Eartheware plate fragments with hiragana characters Photo: The Yomiuri Shimbun

Plate dates hiragana to 9th century (The Yomiuri Shimbun, Nov.30 2012)

KYOTO–Earthenware fragments from the late ninth century that bear hiragana calligraphy have been discovered in the ruins of the building of a noble who lived during the Heian period (794-1192) in Kyoto, the Kyoto City Archaeological Research Institute has announced.

Modern hiragana is closer to the calligraphy on the discovered fragments than characters from the early 10th century that were believed to be the oldest, evidence that hiragana characters were created at least five decades earlier, the institute said Wednesday. The find constitutes precious historical material for the history of the Japanese language.
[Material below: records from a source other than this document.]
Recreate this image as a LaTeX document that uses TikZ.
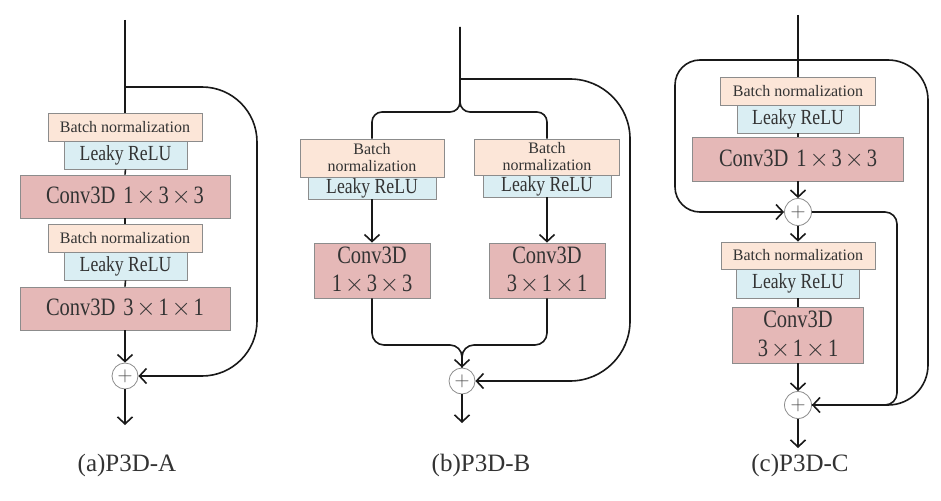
\documentclass[tikz,border=0pt]{standalone}
\usepackage{fontspec}
\usetikzlibrary{arrows.meta}
\newfontfamily\diagserif{Liberation Serif}
\newfontfamily\diagnarrow[FakeStretch=0.82]{Liberation Serif}
\newcommand{\tms}{\ensuremath{\mkern2mu\times\mkern2mu}}
\definecolor{bnc}{HTML}{FCE6D8}
\definecolor{lrc}{HTML}{DAEEF3}
\definecolor{cvc}{HTML}{E5B8B7}
\definecolor{bdc}{HTML}{8C8C8C}
\definecolor{txc}{HTML}{333333}
\tikzset{
  box/.style={draw=bdc, line width=0.8pt, inner sep=0pt, text=txc, align=center},
  bnbox/.style={box, fill=bnc, font=\diagserif\fontsize{16}{17}\selectfont},
  lrbox/.style={box, fill=lrc, font=\diagnarrow\fontsize{21.5}{22}\selectfont},
  cvbox/.style={box, fill=cvc, font=\diagnarrow\fontsize{25}{28.5}\selectfont},
  sumnode/.style={circle, draw=bdc, fill=white, line width=0.8pt, minimum size=26pt, inner sep=0pt, text=black!70, font=\fontsize{22}{22}\selectfont},
  wire/.style={line width=1.6pt, draw=black!90},
  arr/.style={wire, -{Straight Barb[length=7pt,width=15pt]}},
  lab/.style={font=\diagserif\fontsize{25}{26}\selectfont, text=txc}
}
\begin{document}
\begin{tikzpicture}[x=1pt,y=-1pt]
\useasboundingbox[fill=white] (0,0) rectangle (941,500);
% ---------------- (a) ----------------
\coordinate (topA) at (125,20);
\coordinate (brA) at (125,87);
\coordinate (outA) at (125,425);
\node[bnbox, minimum width=154pt, minimum height=28pt] (bnA1) at (125,127) {Batch normalization};
\node[lrbox, minimum width=123pt, minimum height=28pt] (lrA1) at (125.5,155) {Leaky ReLU};
\node[cvbox, minimum width=210pt, minimum height=43pt] (cvA1) at (125,196.5) {Conv3D\hspace{8pt}1\tms 3\tms 3};
\node[bnbox, minimum width=154pt, minimum height=28pt] (bnA2) at (125,238) {Batch normalization};
\node[lrbox, minimum width=123pt, minimum height=28pt] (lrA2) at (125.5,266) {Leaky ReLU};
\node[cvbox, minimum width=210pt, minimum height=43pt] (cvA2) at (125,308.5) {Conv3D\hspace{8pt}3\tms 1\tms 1};
\node[sumnode] (plusA) at (125,376) {$+$};
\node[lab] (labA) at (127,465) {(a)P3D-A};
\draw[wire] (topA) -- (bnA1.north);
\draw[wire] (lrA1.south) -- (cvA1.north);
\draw[wire] (cvA1.south) -- (bnA2.north);
\draw[wire] (lrA2.south) -- (cvA2.north);
\draw[arr] (cvA2.south) -- (plusA.north);
\draw[arr] (plusA.south) -- (outA);
\draw[arr, rounded corners=55pt] (brA) -- (257,87) -- (257,376) -- (plusA.east);
% ---------------- (b) ----------------
\coordinate (topB) at (460,27);
\coordinate (brB) at (460,79);
\coordinate (spB) at (460,112);
\coordinate (mgB) at (462,345);
\coordinate (outB) at (462,423);
\node[bnbox, minimum width=144pt, minimum height=38pt] (bnB1) at (372,158) {Batch\\normalization};
\node[lrbox, minimum width=128pt, minimum height=22pt] (lrB1) at (372,188) {Leaky ReLU};
\node[cvbox, minimum width=116pt, minimum height=55pt] (cvB1) at (372,270.5) {Conv3D\\1\tms 3\tms 3};
\node[bnbox, minimum width=145pt, minimum height=36pt] (bnB2) at (547,157) {Batch\\normalization};
\node[lrbox, minimum width=128pt, minimum height=22pt] (lrB2) at (547,186) {Leaky ReLU};
\node[cvbox, minimum width=116pt, minimum height=55pt] (cvB2) at (547,270.5) {Conv3D\\3\tms 1\tms 1};
\node[sumnode] (plusB) at (462,381) {$+$};
\node[lab] (labB) at (481,465) {(b)P3D-B};
\draw[wire, rounded corners=10pt] (topB) -- (spB) -| (bnB1.north);
\draw[wire, rounded corners=10pt] (brB) -- (spB) -| (bnB2.north);
\draw[arr] (lrB1.south) -- (cvB1.north);
\draw[arr] (lrB2.south) -- (cvB2.north);
\draw[wire, rounded corners=12pt] (cvB1.south) |- (mgB) -- (plusB.north);
\draw[arr, rounded corners=12pt] (cvB2.south) |- (mgB) -- (plusB.north);
\draw[arr] (plusB.south) -- (outB);
\draw[arr, rounded corners=60pt] (brB) -- (630,79) -- (630,381) -- (plusB.east);
% ---------------- (c) ----------------
\coordinate (topC) at (798,15);
\coordinate (lpC) at (798,60);
\coordinate (outC) at (798,448);
\node[bnbox, minimum width=155pt, minimum height=28pt] (bnC1) at (798,91) {Batch normalization};
\node[lrbox, minimum width=122pt, minimum height=28pt] (lrC1) at (798,119) {Leaky ReLU};
\node[cvbox, minimum width=211pt, minimum height=44pt] (cvC1) at (798,159) {Conv3D\hspace{8pt}1\tms 3\tms 3};
\node[sumnode, minimum size=27pt] (plusC1) at (798,212) {$+$};
\node[bnbox, minimum width=154pt, minimum height=27pt] (bnC2) at (798,255.5) {Batch normalization};
\node[lrbox, minimum width=123pt, minimum height=29pt] (lrC2) at (798,283.5) {Leaky ReLU};
\node[cvbox, minimum width=131pt, minimum height=56pt] (cvC2) at (798,335) {Conv3D\\3\tms 1\tms 1};
\node[sumnode, minimum size=27pt] (plusC2) at (798,405) {$+$};
\node[lab] (labC) at (800,465) {(c)P3D-C};
\draw[wire] (topC) -- (bnC1.north);
\draw[wire] (lrC1.south) -- (cvC1.north);
\draw[arr] (cvC1.south) -- (plusC1.north);
\draw[arr] (plusC1.south) -- (bnC2.north);
\draw[wire] (lrC2.south) -- (cvC2.north);
\draw[arr] (cvC2.south) -- (plusC2.north);
\draw[arr] (plusC2.south) -- (outC);
\draw[arr, rounded corners=25pt] (lpC) -- (675,60) -- (675,212) -- (plusC1.west);
\draw[wire, rounded corners=12pt] (plusC1.east) -- (897,212) -- (897,405) -- (plusC2.east);
\draw[arr, rounded corners=40pt] (lpC) -- (928,60) -- (928,405) -- (plusC2.east);
\end{tikzpicture}
\end{document}
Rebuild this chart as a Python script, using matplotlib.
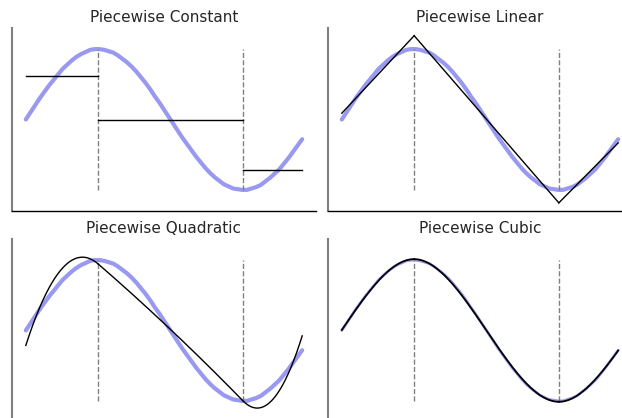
import numpy as np
import matplotlib
matplotlib.use("Agg")
import matplotlib.pyplot as plt

x_data = [round(0.1 * i, 1) for i in range(61)]
y_data = [0.00, 0.10, 0.20, 0.30, 0.39, 0.48, 0.56, 0.64, 0.72, 0.78,
          0.84, 0.89, 0.93, 0.96, 0.99, 1.00, 1.00, 0.99, 0.97, 0.95,
          0.91, 0.86, 0.81, 0.75, 0.68, 0.60, 0.52, 0.43, 0.33, 0.24,
          0.14, 0.04, -0.06, -0.16, -0.26, -0.35, -0.44, -0.53, -0.61, -0.69,
          -0.76, -0.82, -0.87, -0.92, -0.95, -0.98, -0.99, -1.00, -1.00, -0.98,
          -0.96, -0.93, -0.88, -0.83, -0.77, -0.71, -0.63, -0.55, -0.46, -0.37,
          -0.28]
knots = [1.571, 4.712]
titles = ["Piecewise Constant", "Piecewise Linear", "Piecewise Quadratic", "Piecewise Cubic"]
degrees = [0, 1, 2, 3]

x = np.array(x_data)
y = np.array(y_data)


def basis(xv, d):
    xv = np.asarray(xv, dtype=float)
    if d == 0:
        cols = [np.ones_like(xv)] + [(xv >= k).astype(float) for k in knots]
    else:
        cols = [xv ** p for p in range(d + 1)] + [np.clip(xv - k, 0, None) ** d for k in knots]
    return np.column_stack(cols)


fig = plt.figure(figsize=(6.22, 4.18), dpi=100)
W, H = 622, 418
pos = [(12, 211), (328, 211), (12, 422), (328, 422)]
aw, ah = 304, 183

for i, (d, title) in enumerate(zip(degrees, titles)):
    l, b = pos[i]
    ax = fig.add_axes([l / W, (H - b) / H, aw / W, ah / H])
    sine_lw = 2.0 if d == 3 else 3.0
    ax.plot(x, y, color=(0.6, 0.6, 0.95), lw=sine_lw, solid_capstyle='round', zorder=1)
    ax.vlines(knots, -1, 1, colors='gray', linestyles='--', lw=1, zorder=2)
    coef, *_ = np.linalg.lstsq(basis(x, d), y, rcond=None)
    edges = [x.min()] + knots + [x.max()]
    for a, bb in zip(edges[:-1], edges[1:]):
        xs = np.linspace(a, bb - 1e-9, 200)
        ax.plot(xs, basis(xs, d) @ coef, color='black', lw=1.3 if d == 3 else 1.0, zorder=3)
    ax.set_xlim(-0.3, 6.3)
    ax.set_ylim(-1.3, 1.3)
    ax.set_xticks([])
    ax.set_yticks([])
    ax.spines['top'].set_visible(False)
    ax.spines['right'].set_visible(False)
    ax.spines['left'].set_color('gray')
    ax.spines['left'].set_linewidth(1.5)
    ax.spines['bottom'].set_color('black')
    ax.spines['bottom'].set_linewidth(1.0)
    ax.set_title(title, fontsize=11, color='#262626', pad=4.5)

fig.savefig("out.png", dpi=100)
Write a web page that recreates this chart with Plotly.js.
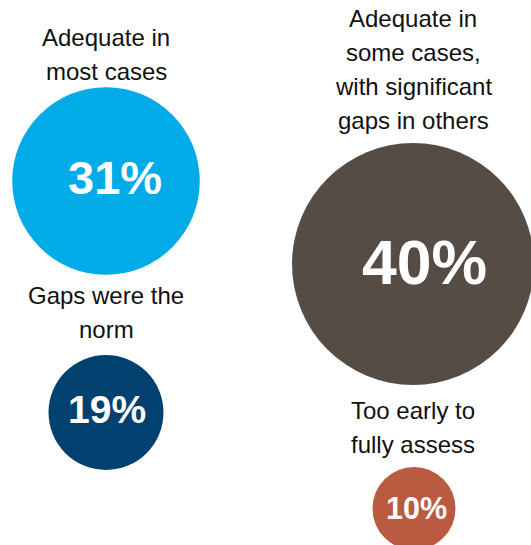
<!DOCTYPE html>
<html>
<head>
<meta charset="utf-8">
<script src="https://cdn.plot.ly/plotly-3.0.1.min.js"></script>
<style>html,body{margin:0;padding:0;background:#fff;}#chart{width:531px;height:545px;}</style>
</head>
<body>
<div id="chart"></div>
<script>
// Data
const categories = [
  "Adequate in<br>most cases",
  "Gaps were the<br>norm",
  "Adequate in<br>some cases,<br>with significant<br>gaps in others",
  "Too early to<br>fully assess"
];
const values = [31, 19, 40, 10];

// Layout / style (pixel coordinates via axes mapped 1:1 to the page)
const colors = ["#00ABE7", "#00416F", "#554C46", "#BA5A40"];
const bubbleX = [106, 106, 413, 414];
const bubbleY = [181, 412.5, 264, 508.5];
const labelX = [106, 106, 413, 413];
const labelTopY = [37, 295, 18, 410];
const lineGap = 34;
const pctX = [115, 107, 424.5, 416];
const pctY = [177, 409.5, 262, 507.5];
const pctFont = [47, 39, 62.5, 30.5];
const pxPerPct = 6.05, minDiameter = 83;

const sizes = values.map(v => Math.max(v * pxPerPct, minDiameter));

const trace = {
  type: "scatter",
  mode: "markers",
  x: bubbleX,
  y: bubbleY,
  marker: {size: sizes, sizemode: "diameter", color: colors, opacity: 1, line: {width: 0}},
  hoverinfo: "skip",
  cliponaxis: true
};

const annotations = [];
categories.forEach((c, i) => {
  c.split("<br>").forEach((line, j) => {
    annotations.push({
      x: labelX[i], y: labelTopY[i] + j * lineGap, xref: "x", yref: "y",
      text: line, showarrow: false, xanchor: "center", yanchor: "middle",
      font: {family: "Liberation Sans, Arial, sans-serif", size: 24, color: "#111111"}
    });
  });
  annotations.push({
    x: pctX[i], y: pctY[i], xref: "x", yref: "y",
    text: "<b>" + values[i] + "%</b>", showarrow: false, xanchor: "center", yanchor: "middle",
    font: {family: "Liberation Sans, Arial, sans-serif", size: pctFont[i], color: "#ffffff"}
  });
});

const layout = {
  width: 531, height: 545,
  margin: {l: 0, r: 0, t: 0, b: 0, pad: 0},
  paper_bgcolor: "#ffffff", plot_bgcolor: "#ffffff",
  showlegend: false,
  xaxis: {range: [0, 531], visible: false, fixedrange: true},
  yaxis: {range: [545, 0], visible: false, fixedrange: true},
  annotations: annotations
};

Plotly.newPlot("chart", [trace], layout, {staticPlot: true, displayModeBar: false});
</script>
</body>
</html>
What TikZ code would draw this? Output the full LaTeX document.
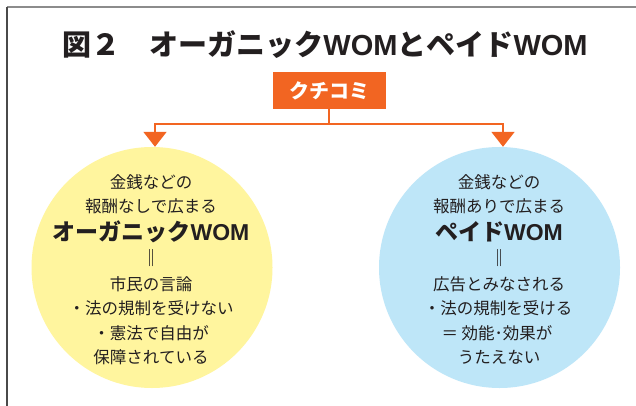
\documentclass[tikz,border=0pt]{standalone}
\usepackage{fontspec}
\setmainfont{Noto Sans CJK JP}
\newfontfamily\latfont{Liberation Sans}
\usetikzlibrary{arrows.meta}
\definecolor{orng}{HTML}{F26522}
\definecolor{ylw}{HTML}{FFF59E}
\definecolor{blu}{HTML}{BEE6F8}
\definecolor{ink}{HTML}{231F20}
\definecolor{framegray}{HTML}{8C8C8C}
\definecolor{framedark}{HTML}{4A4A4A}
\tikzset{
  txt/.style={text=ink, inner sep=0pt, font=\fontsize{16.5}{16.5}\selectfont},
  big/.style={text=ink, inner sep=0pt, font=\bfseries\fontsize{23}{23}\selectfont},
  dbl/.style={text=ink, inner sep=0pt, font=\bfseries\fontsize{17}{17}\selectfont},
  bubble/.style={circle, minimum size=241pt, inner sep=0pt},
  conn/.style={draw=orng, line width=2pt, -{Triangle[width=23pt,length=15pt]}},
  link/.style={draw=orng, line width=2pt}
}
\begin{document}
\begin{tikzpicture}[x=1pt,y=-1pt]
\useasboundingbox (0,0) rectangle (636,406);
\fill[white] (0,0) rectangle (636,406);
% frame
\draw[framegray, line width=1.2pt] (7,7) -- (636,7);
\draw[framedark, line width=1.2pt] (7,7) -- (7,406);
% title
\node[text=ink, inner sep=0pt, font=\bfseries\fontsize{29}{29}\selectfont] (title) at (325,45)
  {図２　オーガニック{\latfont WOM}とペイド{\latfont WOM}};
% source box
\node[fill=orng, minimum width=113pt, minimum height=37pt, inner sep=0pt, text=white,
  font=\bfseries\fontsize{20}{20}\selectfont] (kuchi) at (329,90.5) {クチコミ};
% circles
\node[bubble, fill=ylw] (lc) at (152,267.5) {};
\node[bubble, fill=blu] (rc) at (499.5,267.5) {};
% connectors
\coordinate (j) at (329,124);
\draw[link] (kuchi.south) -- (j);
\draw[conn] (j) -| ([xshift=3pt]lc.north);
\draw[conn] (j) -| ([xshift=3.5pt]rc.north);
% left text
\node[txt] (l1) at (151,182) {金銭などの};
\node[txt] (l2) at (151,206) {報酬なしで広まる};
\node[big] (l3) at (151,232) {オーガニック{\latfont WOM}};
\node[dbl] (l4) at (151,258) {‖};
\node[txt] (l5) at (151,284) {市民の言論};
\node[txt] (l6) at (151,308) {・法の規制を受けない};
\node[txt] (l7) at (151,333) {・憲法で自由が};
\node[txt] (l8) at (151,357) {保障されている};
% right text
\node[txt] (r1) at (499,182) {金銭などの};
\node[txt] (r2) at (499,206) {報酬ありで広まる};
\node[big] (r3) at (499,232) {ペイド{\latfont WOM}};
\node[dbl] (r4) at (499,258) {‖};
\node[txt] (r5) at (499,284) {広告とみなされる};
\node[txt] (r6) at (498,308) {・法の規制を受ける};
\node[txt] (r7) at (497,333) {＝ 効能･効果が};
\node[txt] (r8) at (499,357) {うたえない};
\end{tikzpicture}
\end{document}
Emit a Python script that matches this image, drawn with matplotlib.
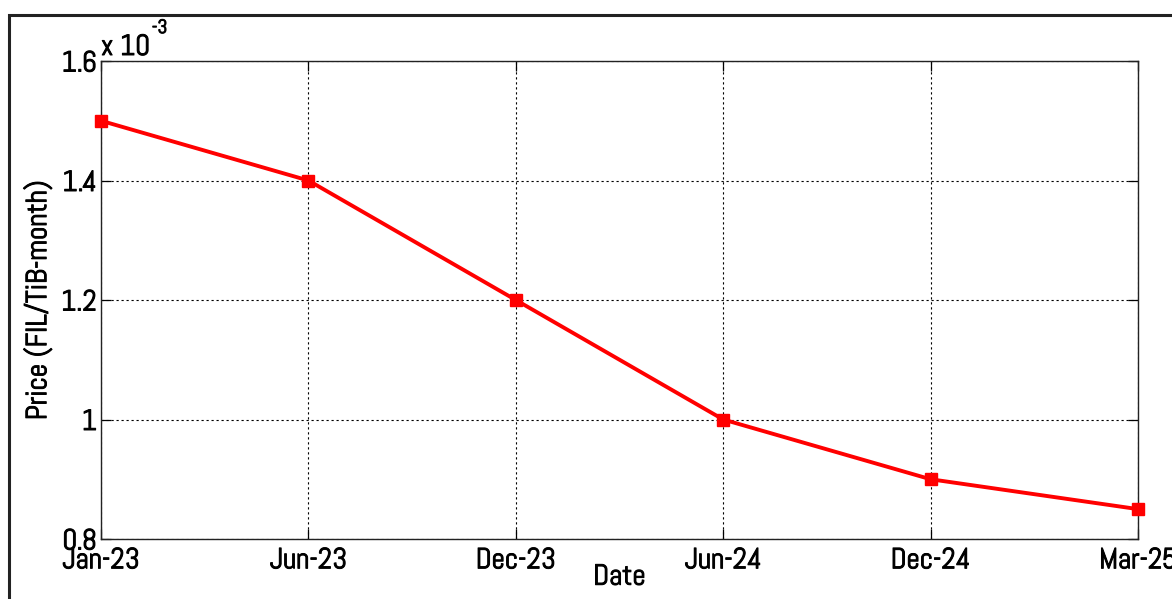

The fragments were found at the ruins of the house of Minister Fujiwara Yoshimi (813-867) in November 2011.

According to Kyoto University Prof. Ryohei Nishiyama, who analyzed the calligraphy, it can be read “Hitonikushito omoware.” Hiroshi Sano, an associate professor of the university, explained it meant annoying yet adorable.

The origin of hiragana was Manyogana, kanji that represented Japanese phonetically. Until now, hiragana was believed to have been established in the early 10th century, when an Imperial-commissioned poetry anthology, Kokin Wakashu, and diary Tosa Nikki, were compiled.

The earthenware fragments are scheduled to be displayed at the Kyoto City Archaeological Museum from Friday to Dec. 16.